Massachusetts High Court Extends Fair Report Privilege

In late January, the Supreme Judicial Court of Massachusetts affirmed that the fair report privilege applied to information attributed to an anonymous source.  The 6-1 decision in Howell v. The Enterprise Publishing Company dismissing the plaintiff's complaint held that so long as the reporter accurately reported what the confidential source reported to him or her, the privilege applied.

As reported by the First Amendment Center, the case involved claims for defamation, intentional infliction of emotional distress and invasion of privacy brought by the former superintendent of the town sewer department who, the defendant reported, had been fired for having pornography on his work computer and for alleged conflicts of interest.

 The paper wrote a series of more than 10 articles about the scandal, many of which quoted anonymous sources who reported what happened at various closed-door meetings concerning the superintendent (Howell).  For example, the paper reported:

A town official close to the investigation who spoke on condition of anonymity said the allegations against Howell include improper use of town equipment for personal business. The source declined to specify the type of equipment that was used but alluded to a possible criminal investigation by Abington police.

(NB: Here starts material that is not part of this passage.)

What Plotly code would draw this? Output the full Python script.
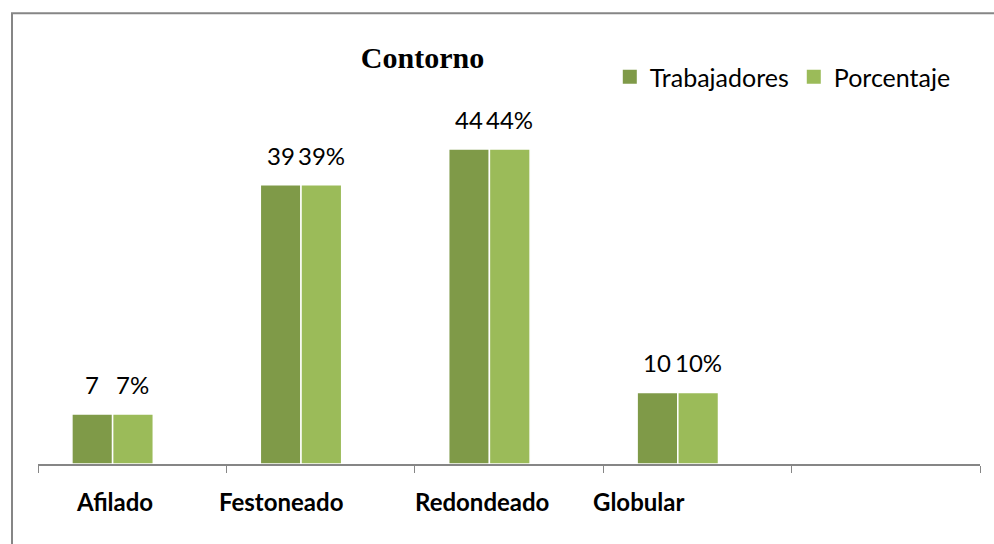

 In a later article, the paper reported: 

"These were images you wouldn't want your children  to see," the commission member said. Commission members would not say who came forward with the allegations against Howell. "The point is, it happened. The board, acting on behalf of the town, was forced into action and would have been negligent if it had not acted. The potential is still very real for a sexual harassment lawsuit," the commission member said. The source added that Howell "thinks he did nothing wrong."

In dismissing Howell's claims, the Court engaged in a lengthy analysis of the history and policy considerations underlying the privilege.  The Court identified two key policies supporting broad recognition of the fair report privilege.  The first, the Court said, "protects the press when it reports on official actions and statements that members of the public could have witnessed for themselves, that is, when it acts as the public's eyes and ears."  The second key policy is that of "public supervision," meaning the role of the media in serving as "a check on the power of government by giving the public the opportunity to be informed citizens and voters."

In the case of a report of government action (i.e., "official action") whose source is anonymous, the Court said

Reports of official statements are covered by the privilege so long as the reports fairly and accurately describe the statements, even though the statements themselves may contain defamatory material, or inaccurately report on official actions in a defamatory way. But an anonymous statement is not an official one. The privilege to report official actions would mean very little, however, if to qualify for its protection, the media were limited to reporting such actions solely on the basis of on-the-record statements by high-ranking (authorized to speak) officials or published official documents. Consequently, the privilege extends to reports of official actions based on information provided by nonofficial third-party sources.  It should be of no moment that a reporter's source is, in fact, a high official, a low official, or a mere witness who overheard the proceedings, so long as it is official action that is reported. If, however, the source is an unofficial or anonymous one, a report based on that source runs a risk that the underlying official action will not be accurately and fairly described by the source, and therefore will not be protected by the privilege, or that the information provided will go beyond the bounds of the official action and into unprivileged territory.

Thus, the Court established that so long as a news report of official action based on material from an anonymous source fairly and accurately reports what the source said, it will be privileged.

Given the increasing prevalence of off-the-record or "background" sources in news stories concerning issues of public concern, this decision may be an important landmark in protecting the media from otherwise baseless lawsuits.